### Given data
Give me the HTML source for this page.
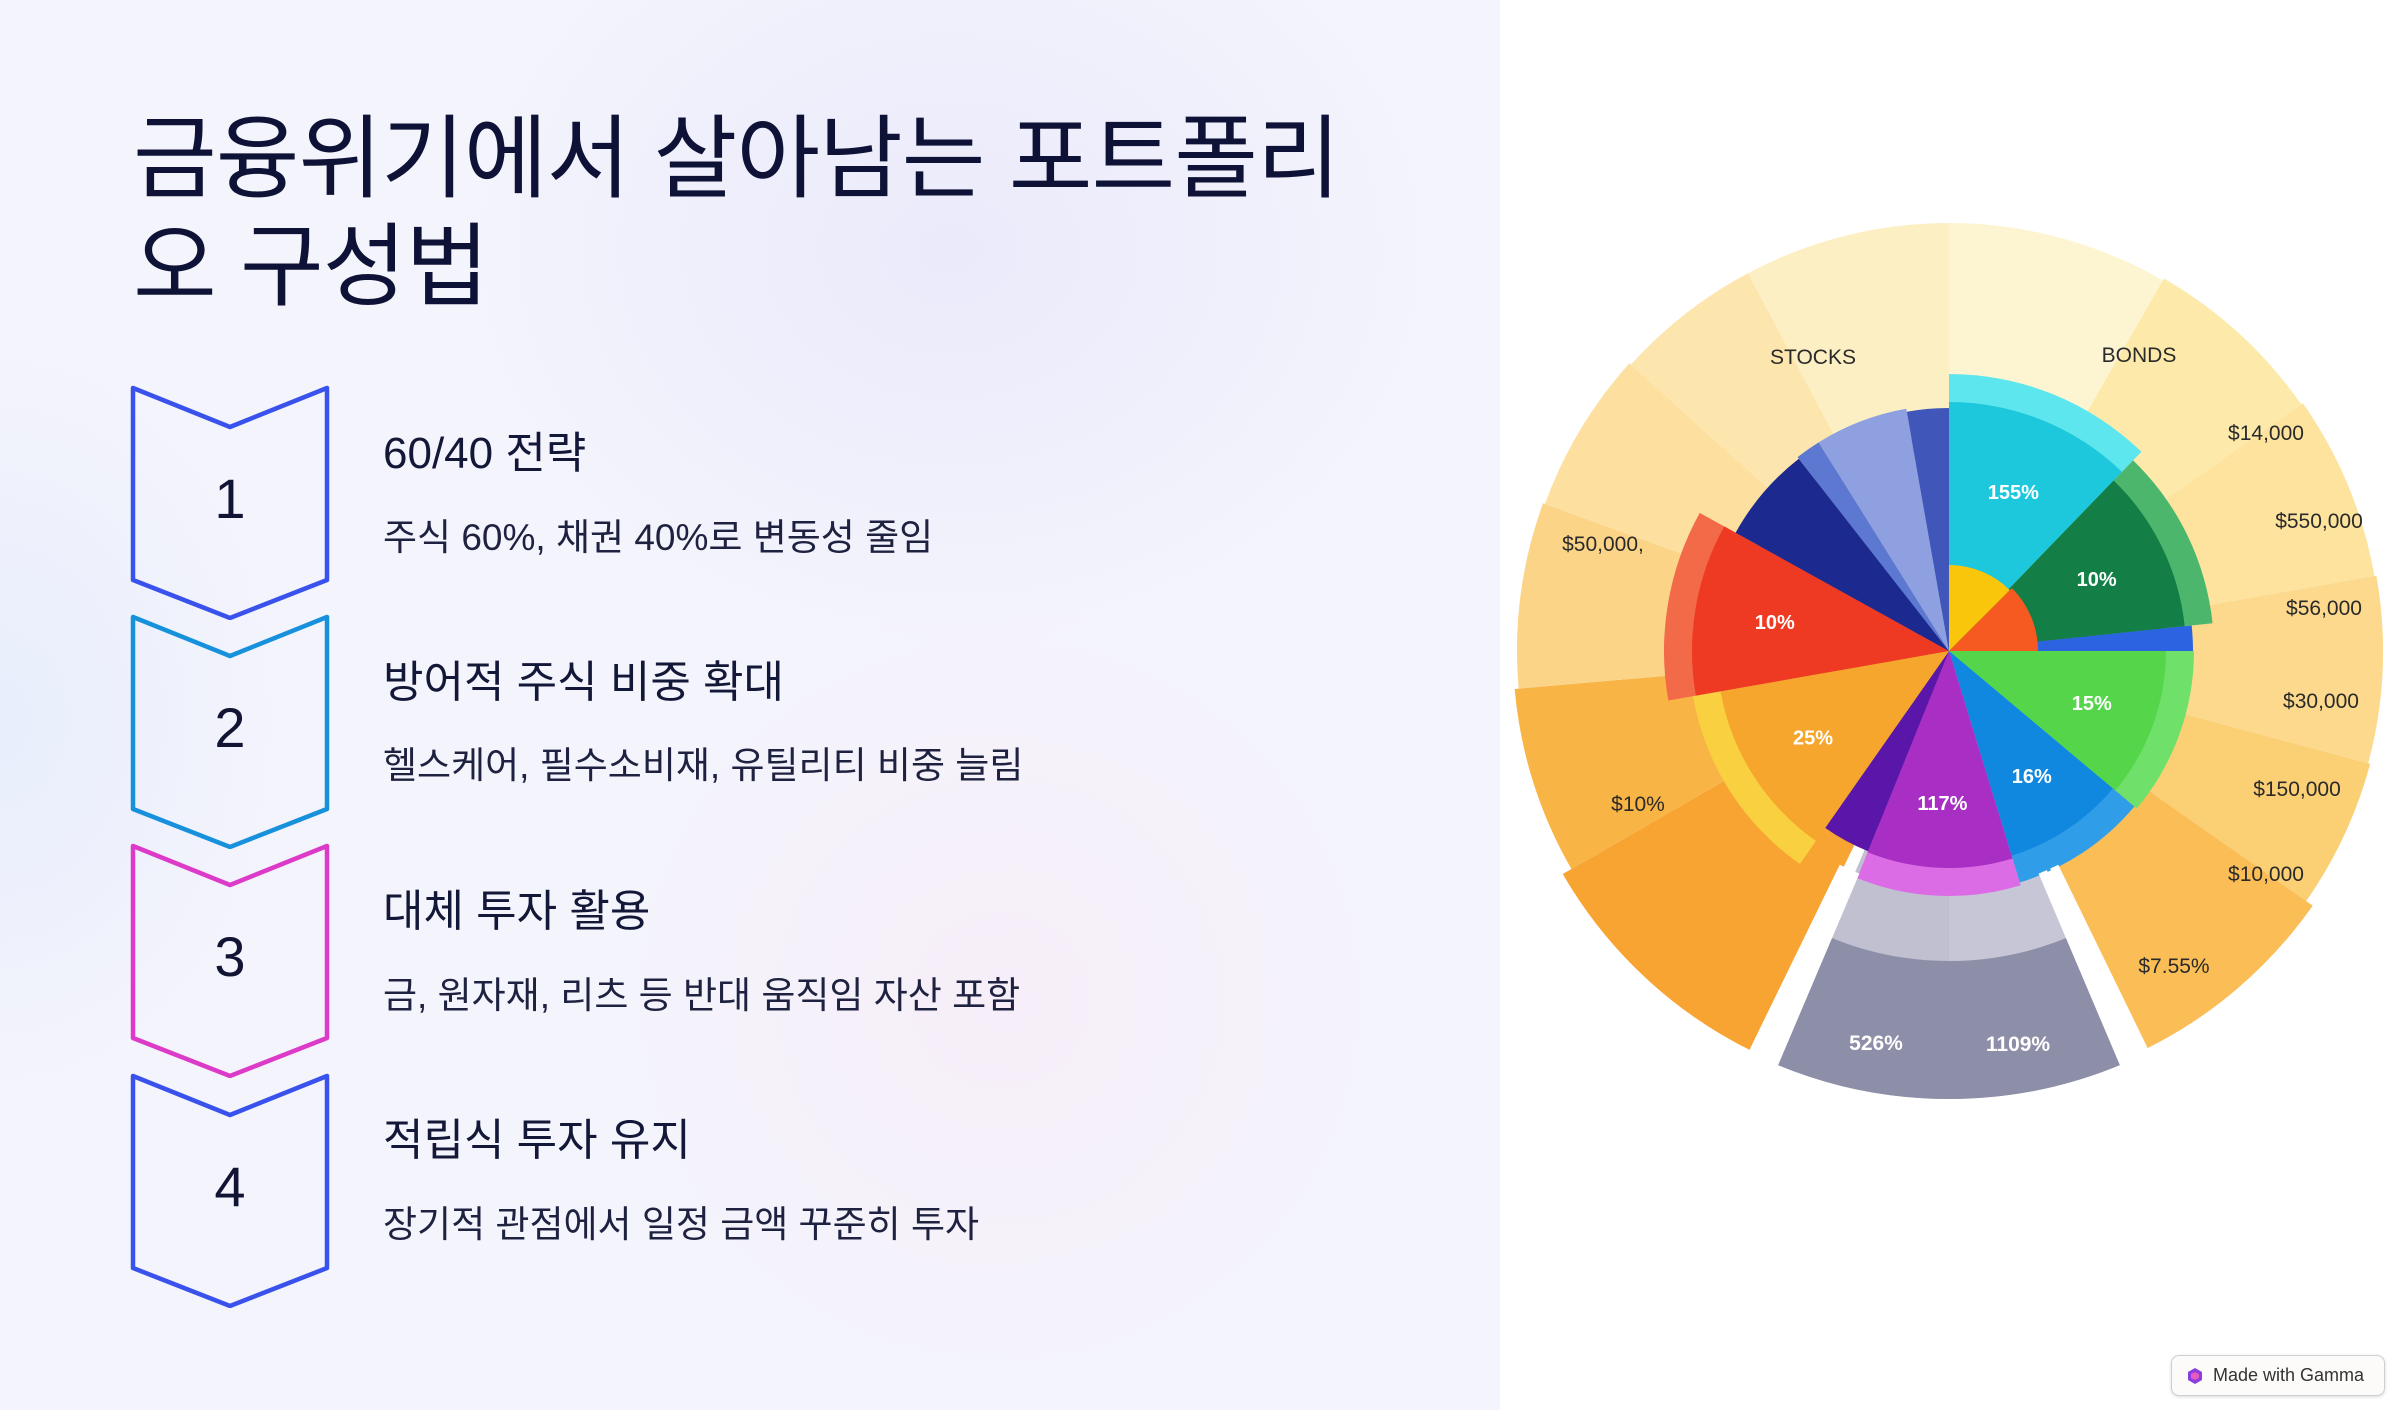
<!DOCTYPE html>
<html><head><meta charset="utf-8">
<style>
*{margin:0;padding:0;box-sizing:border-box}
body{width:2400px;height:1410px;overflow:hidden;font-family:"Liberation Sans","Noto Sans CJK KR",sans-serif;background:#fff;position:relative}
#left{position:absolute;left:0;top:0;width:1500px;height:1410px;background:radial-gradient(ellipse 500px 400px at 950px 250px,#eaeafb,rgba(240,240,252,0) 100%),radial-gradient(ellipse 400px 400px at 1000px 1000px,#f6eef8,rgba(245,245,252,0) 100%),radial-gradient(ellipse 300px 400px at 0px 720px,#e8eefc,rgba(245,245,252,0) 100%),#f4f4fc}
h1{position:absolute;left:133px;top:106px;width:1250px;font-size:91px;line-height:108px;font-weight:400;color:#0e1236;letter-spacing:-1px}
.chev{position:absolute;left:130px;width:200px;height:235px}
.num{position:absolute;left:130px;width:200px;text-align:center;font-size:56px;color:#111533}
.hd{position:absolute;left:383px;font-size:44px;color:#141838}
.sub{position:absolute;left:383px;font-size:37px;color:#1e2240}
#right{position:absolute;left:1500px;top:0;width:900px;height:1410px;background:#fff}
#badge{position:absolute;left:2171px;top:1355px;width:214px;height:41px;border:1.5px solid #cfcfcf;border-radius:8px;background:#fcfbfa;font-size:18px;color:#333;display:flex;align-items:center;padding-left:14px;gap:9px;box-shadow:0 1px 3px rgba(0,0,0,.15)}
</style></head><body>
<div id="left"></div>
<h1>금융위기에서 살아남는 포트폴리오 구성법</h1>

<svg class="chev" style="top:385px" viewBox="0 0 200 235"><path d="M3,3 L100,42 L197,3 L197,195 L100,233 L3,195 Z" fill="none" stroke="#3a52ec" stroke-width="4.5" stroke-linejoin="round"/></svg>
<svg class="chev" style="top:614px" viewBox="0 0 200 235"><path d="M3,3 L100,42 L197,3 L197,195 L100,233 L3,195 Z" fill="none" stroke="#1791dc" stroke-width="4.5" stroke-linejoin="round"/></svg>
<svg class="chev" style="top:843px" viewBox="0 0 200 235"><path d="M3,3 L100,42 L197,3 L197,195 L100,233 L3,195 Z" fill="none" stroke="#dc3ac8" stroke-width="4.5" stroke-linejoin="round"/></svg>
<svg class="chev" style="top:1073px" viewBox="0 0 200 235"><path d="M3,3 L100,42 L197,3 L197,195 L100,233 L3,195 Z" fill="none" stroke="#3a52ec" stroke-width="4.5" stroke-linejoin="round"/></svg>

<div class="num" style="top:466px">1</div>
<div class="num" style="top:695px">2</div>
<div class="num" style="top:924px">3</div>
<div class="num" style="top:1154px">4</div>

<div class="hd" style="top:417px">60/40 전략</div>
<div class="sub" style="top:507px">주식 60%, 채권 40%로 변동성 줄임</div>
<div class="hd" style="top:646px">방어적 주식 비중 확대</div>
<div class="sub" style="top:735px">헬스케어, 필수소비재, 유틸리티 비중 늘림</div>
<div class="hd" style="top:875px">대체 투자 활용</div>
<div class="sub" style="top:965px">금, 원자재, 리츠 등 반대 움직임 자산 포함</div>
<div class="hd" style="top:1104px">적립식 투자 유지</div>
<div class="sub" style="top:1194px">장기적 관점에서 일정 금액 꾸준히 투자</div>

<div id="right"></div>
<svg id="chart" width="2400" height="1410" style="position:absolute;left:0;top:0"></svg>

<div id="badge"><svg width="18" height="18" viewBox="0 0 18 18"><path d="M9,1 L16,5 L16,13 L9,17 L2,13 L2,5 Z" fill="#8a3ee0"/><path d="M9,5 L13,7 L13,11 L9,13 L5,11 L5,7Z" fill="#e85ac0"/></svg>Made with Gamma</div>

<script>
// outer ring segments: start/end angle (deg clockwise from top), colour
const ringStart = [0, 30, 55, 80, 105, 125, 157, 180, 206, 240, 265, 290, 312, 332];
const ringEnd   = [30, 55, 80, 105, 125, 154, 180, 203, 240, 265, 290, 312, 332, 360];
const ringColor = ['#fdf5d2','#fde9aa','#fde39e','#fcd98c','#fbcf74','#fbbd55','#c6c6d6','#c0c0d0','#f8a432','#f9b446','#fbd487','#fde0a0','#fde6ae','#fdefc4'];
const ringOuter = [428, 430, 432, 434, 436, 444, 448, 448, 446, 436, 432, 430, 428, 428];
// pie slices
const pieStart = [0, 44, 84, 90, 130, 163, 202, 215, 260, 299, 322, 328, 350];
const pieEnd   = [44, 84, 90, 130, 163, 202, 215, 260, 299, 322, 328, 350, 360];
const pieRad   = [277, 265, 244, 245, 242, 245, 216, 260, 285, 244, 246, 246, 243];
const pieColor = ['#5ee6ee','#4cb66c','#2b63e0','#6fe06a','#2f9de8','#dc6ce6','#5a16a8','#f9d040','#f26a48','#1c2a90','#5c78d0','#8ea0e0','#4056b8'];
const pieInner = ['#1ec8dc','#137f46','#2b63e0','#55d64a','#1088e0','#a82ec4','#5a16a8','#f6a62c','#ee3a22','#1c2a90','#5c78d0','#8ea0e0','#4056b8'];
const pieLabel = ['155%','10%','','15%','16%','117%','','25%','10%','','','',''];
// centre wedges
const coreStart = [0, 45];
const coreEnd = [45, 90];
const coreRad = [86, 89];
const coreColor = ['#fac60c','#f65a20'];
// annotation labels
const annText = ['STOCKS','BONDS','$14,000','$550,000','$56,000','$30,000','$150,000','$10,000','$7.55%','$50,000,','$10%','526%','1109%'];
const annX = [1813,2139,2266,2319,2324,2321,2297,2266,2174,1603,1638,1876,2018];
const annY = [357,355,433,521,608,701,789,874,966,544,804,1043,1044];

const NS='http://www.w3.org/2000/svg';
const svg=document.getElementById('chart');
const cx=1949, cy=651;
function pt(a,r){const t=a*Math.PI/180;return [cx+r*Math.sin(t),cy-r*Math.cos(t)];}
function arc(a0,a1,r0,r1){
  const p0=pt(a0,r1),p1=pt(a1,r1),large=(a1-a0)>180?1:0;
  if(r0<=0)return `M${cx},${cy}L${p0[0]},${p0[1]}A${r1},${r1} 0 ${large} 1 ${p1[0]},${p1[1]}Z`;
  const q0=pt(a1,r0),q1=pt(a0,r0);
  return `M${p0[0]},${p0[1]}A${r1},${r1} 0 ${large} 1 ${p1[0]},${p1[1]}L${q0[0]},${q0[1]}A${r0},${r0} 0 ${large} 0 ${q1[0]},${q1[1]}Z`;
}
function mk(tag,attrs){const e=document.createElementNS(NS,tag);for(const k in attrs)e.setAttribute(k,attrs[k]);svg.appendChild(e);return e;}
for(let i=0;i<ringStart.length;i++){
  const p=mk('path',{d:arc(ringStart[i],ringEnd[i],0,ringOuter[i]),fill:ringColor[i]});
  
  
  if(i===6||i===7){
    const d=mk('path',{d:arc(ringStart[i],ringEnd[i],310,ringOuter[i]),fill:'#8d8ea8'});
    
    
  }
}
for(let i=0;i<pieStart.length;i++){
  const p=mk('path',{d:arc(pieStart[i],pieEnd[i],0,pieRad[i]),fill:pieColor[i]});
  
  
  const q=mk('path',{d:arc(pieStart[i],pieEnd[i],0,pieRad[i]-28),fill:pieInner[i]});
  
  
  if(pieLabel[i]){
    const m=(pieStart[i]+pieEnd[i])/2,c=pt(m,pieRad[i]*0.62);
    const t=mk('text',{x:c[0],y:c[1]+7,'text-anchor':'middle','font-size':20,'font-weight':'bold',fill:'#fff','font-family':'Liberation Sans, sans-serif'});
    t.textContent=pieLabel[i];
    
    
  }
}
for(let i=0;i<coreStart.length;i++){
  const p=mk('path',{d:arc(coreStart[i],coreEnd[i],0,coreRad[i]),fill:coreColor[i]});
  
  
}
// white gaps
[154,157,203,206].forEach(a=>{const a0=pt(a,240),a1=pt(a,460);
  const l=mk('line',{x1:a0[0],y1:a0[1],x2:a1[0],y2:a1[1],stroke:'#fff','stroke-width':9});
  
  });
for(let i=0;i<annText.length;i++){
  const t=mk('text',{x:annX[i],y:annY[i]+7,'text-anchor':'middle','font-size':21,fill:i>=11?'#fff':'#2a2a2a','font-family':'Liberation Sans, sans-serif','font-weight':i>=11?'bold':'normal'});
  t.textContent=annText[i];
  
  
}
</script>
</body></html>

### Given task
Repeat only the lines from the beginning of the material through the line containing "<h1>금융위기에서 살아남는 포트폴리오 구성법</h1>", both ends kept, leaving pictures out.

### Final answer
Give me the HTML source for this page.
<!DOCTYPE html>
<html><head><meta charset="utf-8">
<style>
*{margin:0;padding:0;box-sizing:border-box}
body{width:2400px;height:1410px;overflow:hidden;font-family:"Liberation Sans","Noto Sans CJK KR",sans-serif;background:#fff;position:relative}
#left{position:absolute;left:0;top:0;width:1500px;height:1410px;background:radial-gradient(ellipse 500px 400px at 950px 250px,#eaeafb,rgba(240,240,252,0) 100%),radial-gradient(ellipse 400px 400px at 1000px 1000px,#f6eef8,rgba(245,245,252,0) 100%),radial-gradient(ellipse 300px 400px at 0px 720px,#e8eefc,rgba(245,245,252,0) 100%),#f4f4fc}
h1{position:absolute;left:133px;top:106px;width:1250px;font-size:91px;line-height:108px;font-weight:400;color:#0e1236;letter-spacing:-1px}
.chev{position:absolute;left:130px;width:200px;height:235px}
.num{position:absolute;left:130px;width:200px;text-align:center;font-size:56px;color:#111533}
.hd{position:absolute;left:383px;font-size:44px;color:#141838}
.sub{position:absolute;left:383px;font-size:37px;color:#1e2240}
#right{position:absolute;left:1500px;top:0;width:900px;height:1410px;background:#fff}
#badge{position:absolute;left:2171px;top:1355px;width:214px;height:41px;border:1.5px solid #cfcfcf;border-radius:8px;background:#fcfbfa;font-size:18px;color:#333;display:flex;align-items:center;padding-left:14px;gap:9px;box-shadow:0 1px 3px rgba(0,0,0,.15)}
</style></head><body>
<div id="left"></div>
<h1>금융위기에서 살아남는 포트폴리오 구성법</h1>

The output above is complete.